## Material
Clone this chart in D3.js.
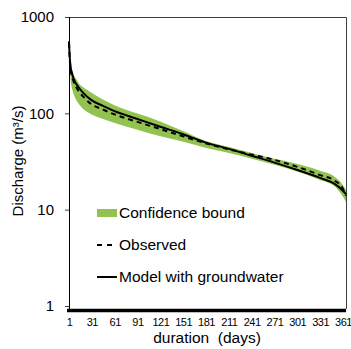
<!DOCTYPE html>
<html><head><meta charset="utf-8">
<script src="https://cdn.jsdelivr.net/npm/d3@7"></script>
<style>body{margin:0;background:#fff}svg{display:block;font-family:Arial,"Liberation Sans",sans-serif}</style>
</head><body>
<script>
const days      = [1,2,3,5,7,10,15,20,30,45,60,90,120,150,180,210,240,270,300,330,350,360,365];
const modelGW   = [560,380,310,260,230,205,180,162,138,120,106,88,73,61,50,43,36.5,31,26,21.5,18.5,16,14.5];
const observed  = [540,360,290,240,215,190,165,148,125,110,98,82,69,58,49,42.5,37.5,33,28,23,20,17,14];
const bandLow   = [500,300,230,180,160,140,122,110,98,88,80,68,58,51,44,39,34,29.5,25,20.5,17.5,14,12];
const bandHigh  = [580,400,330,280,250,230,200,185,165,140,122,100,83,66,52,45,39,34,30,25.5,22,18.5,16];
const xTicks    = [1,31,61,91,121,151,181,211,241,271,301,331,361];
const yTicks    = [1,10,100,1000];
const legendLabels = ["Confidence bound","Observed","Model with groundwater"];

const W=351,H=349;
const svg=d3.select("body").append("svg").attr("width",W).attr("height",H);
const x=d3.scaleLinear().domain([1,365]).range([69,346]);
const y=d3.scaleLog().domain([1,1000]).range([306,17]);

const rows=days.map((d,i)=>({d,m:modelGW[i],o:observed[i],lo:bandLow[i],hi:bandHigh[i]}));

// frame top/right
svg.append("path").attr("d",`M69,17.5H346.5V309`).attr("fill","none").attr("stroke","#404040").attr("stroke-width",1);

// band
svg.append("path").datum(rows)
  .attr("d",d3.area().x(r=>x(r.d)).y0(r=>y(r.lo)).y1(r=>y(r.hi)).curve(d3.curveMonotoneX))
  .attr("fill","#92c24f");
// observed
svg.append("path").datum(rows)
  .attr("d",d3.line().x(r=>x(r.d)).y(r=>y(r.o)).curve(d3.curveMonotoneX))
  .attr("fill","none").attr("stroke","#000").attr("stroke-width",2).attr("stroke-dasharray","5,4");
// model
svg.append("path").datum(rows)
  .attr("d",d3.line().x(r=>x(r.d)).y(r=>y(r.m)).curve(d3.curveMonotoneX))
  .attr("fill","none").attr("stroke","#000").attr("stroke-width",2);

// y axis
const ya=svg.append("g").attr("transform","translate(69,0)")
  .call(d3.axisLeft(y).tickValues(yTicks).tickFormat(d3.format("d")).tickSize(4).tickSizeOuter(0));
ya.select(".domain").attr("stroke","#000").attr("d","M0.5,17V309");
ya.selectAll("text").attr("font-size",15).attr("fill","#000").attr("x",-15);
ya.selectAll("line").attr("stroke","#404040");

// x axis thick line
svg.append("line").attr("x1",67).attr("x2",346).attr("y1",310.5).attr("y2",310.5).attr("stroke","#000").attr("stroke-width",3.5);
const xa=svg.append("g").attr("transform","translate(0,312)")
  .call(d3.axisBottom(x).tickValues(xTicks).tickSize(0).tickSizeOuter(0));
xa.select(".domain").remove();
xa.selectAll("text").attr("font-size",11).attr("letter-spacing","-0.5px").attr("fill","#000").attr("dy","1.0em");

// axis titles
svg.append("text").attr("x",207).attr("y",343).attr("text-anchor","middle").attr("font-size",15.5).attr("xml:space","preserve").text("duration  (days)");
svg.append("text").attr("transform","translate(23,161) rotate(-90)").attr("text-anchor","middle").attr("font-size",15).text("Discharge (m³/s)");

// legend
const lg=svg.append("g");
lg.append("rect").attr("x",97).attr("y",209).attr("width",20).attr("height",8).attr("fill","#92c24f");
lg.append("line").attr("x1",97).attr("x2",117).attr("y1",245).attr("y2",245).attr("stroke","#000").attr("stroke-width",2).attr("stroke-dasharray","5,5");
lg.append("line").attr("x1",97).attr("x2",117).attr("y1",277).attr("y2",277).attr("stroke","#000").attr("stroke-width",2);
[213,245,277].forEach((yy,i)=>{
  lg.append("text").attr("x",119).attr("y",yy).attr("dy","0.35em").attr("font-size",15.5).text(legendLabels[i]);
});
</script>
</body></html>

## Directions for this task
Go through the listing above and write it out again exactly, dropping the pictures.

## Solution to this problem
Clone this chart in D3.js.
<!DOCTYPE html>
<html><head><meta charset="utf-8">
<script src="https://cdn.jsdelivr.net/npm/d3@7"></script>
<style>body{margin:0;background:#fff}svg{display:block;font-family:Arial,"Liberation Sans",sans-serif}</style>
</head><body>
<script>
const days      = [1,2,3,5,7,10,15,20,30,45,60,90,120,150,180,210,240,270,300,330,350,360,365];
const modelGW   = [560,380,310,260,230,205,180,162,138,120,106,88,73,61,50,43,36.5,31,26,21.5,18.5,16,14.5];
const observed  = [540,360,290,240,215,190,165,148,125,110,98,82,69,58,49,42.5,37.5,33,28,23,20,17,14];
const bandLow   = [500,300,230,180,160,140,122,110,98,88,80,68,58,51,44,39,34,29.5,25,20.5,17.5,14,12];
const bandHigh  = [580,400,330,280,250,230,200,185,165,140,122,100,83,66,52,45,39,34,30,25.5,22,18.5,16];
const xTicks    = [1,31,61,91,121,151,181,211,241,271,301,331,361];
const yTicks    = [1,10,100,1000];
const legendLabels = ["Confidence bound","Observed","Model with groundwater"];

const W=351,H=349;
const svg=d3.select("body").append("svg").attr("width",W).attr("height",H);
const x=d3.scaleLinear().domain([1,365]).range([69,346]);
const y=d3.scaleLog().domain([1,1000]).range([306,17]);

const rows=days.map((d,i)=>({d,m:modelGW[i],o:observed[i],lo:bandLow[i],hi:bandHigh[i]}));

// frame top/right
svg.append("path").attr("d",`M69,17.5H346.5V309`).attr("fill","none").attr("stroke","#404040").attr("stroke-width",1);

// band
svg.append("path").datum(rows)
  .attr("d",d3.area().x(r=>x(r.d)).y0(r=>y(r.lo)).y1(r=>y(r.hi)).curve(d3.curveMonotoneX))
  .attr("fill","#92c24f");
// observed
svg.append("path").datum(rows)
  .attr("d",d3.line().x(r=>x(r.d)).y(r=>y(r.o)).curve(d3.curveMonotoneX))
  .attr("fill","none").attr("stroke","#000").attr("stroke-width",2).attr("stroke-dasharray","5,4");
// model
svg.append("path").datum(rows)
  .attr("d",d3.line().x(r=>x(r.d)).y(r=>y(r.m)).curve(d3.curveMonotoneX))
  .attr("fill","none").attr("stroke","#000").attr("stroke-width",2);

// y axis
const ya=svg.append("g").attr("transform","translate(69,0)")
  .call(d3.axisLeft(y).tickValues(yTicks).tickFormat(d3.format("d")).tickSize(4).tickSizeOuter(0));
ya.select(".domain").attr("stroke","#000").attr("d","M0.5,17V309");
ya.selectAll("text").attr("font-size",15).attr("fill","#000").attr("x",-15);
ya.selectAll("line").attr("stroke","#404040");

// x axis thick line
svg.append("line").attr("x1",67).attr("x2",346).attr("y1",310.5).attr("y2",310.5).attr("stroke","#000").attr("stroke-width",3.5);
const xa=svg.append("g").attr("transform","translate(0,312)")
  .call(d3.axisBottom(x).tickValues(xTicks).tickSize(0).tickSizeOuter(0));
xa.select(".domain").remove();
xa.selectAll("text").attr("font-size",11).attr("letter-spacing","-0.5px").attr("fill","#000").attr("dy","1.0em");

// axis titles
svg.append("text").attr("x",207).attr("y",343).attr("text-anchor","middle").attr("font-size",15.5).attr("xml:space","preserve").text("duration  (days)");
svg.append("text").attr("transform","translate(23,161) rotate(-90)").attr("text-anchor","middle").attr("font-size",15).text("Discharge (m³/s)");

// legend
const lg=svg.append("g");
lg.append("rect").attr("x",97).attr("y",209).attr("width",20).attr("height",8).attr("fill","#92c24f");
lg.append("line").attr("x1",97).attr("x2",117).attr("y1",245).attr("y2",245).attr("stroke","#000").attr("stroke-width",2).attr("stroke-dasharray","5,5");
lg.append("line").attr("x1",97).attr("x2",117).attr("y1",277).attr("y2",277).attr("stroke","#000").attr("stroke-width",2);
[213,245,277].forEach((yy,i)=>{
  lg.append("text").attr("x",119).attr("y",yy).attr("dy","0.35em").attr("font-size",15.5).text(legendLabels[i]);
});
</script>
</body></html>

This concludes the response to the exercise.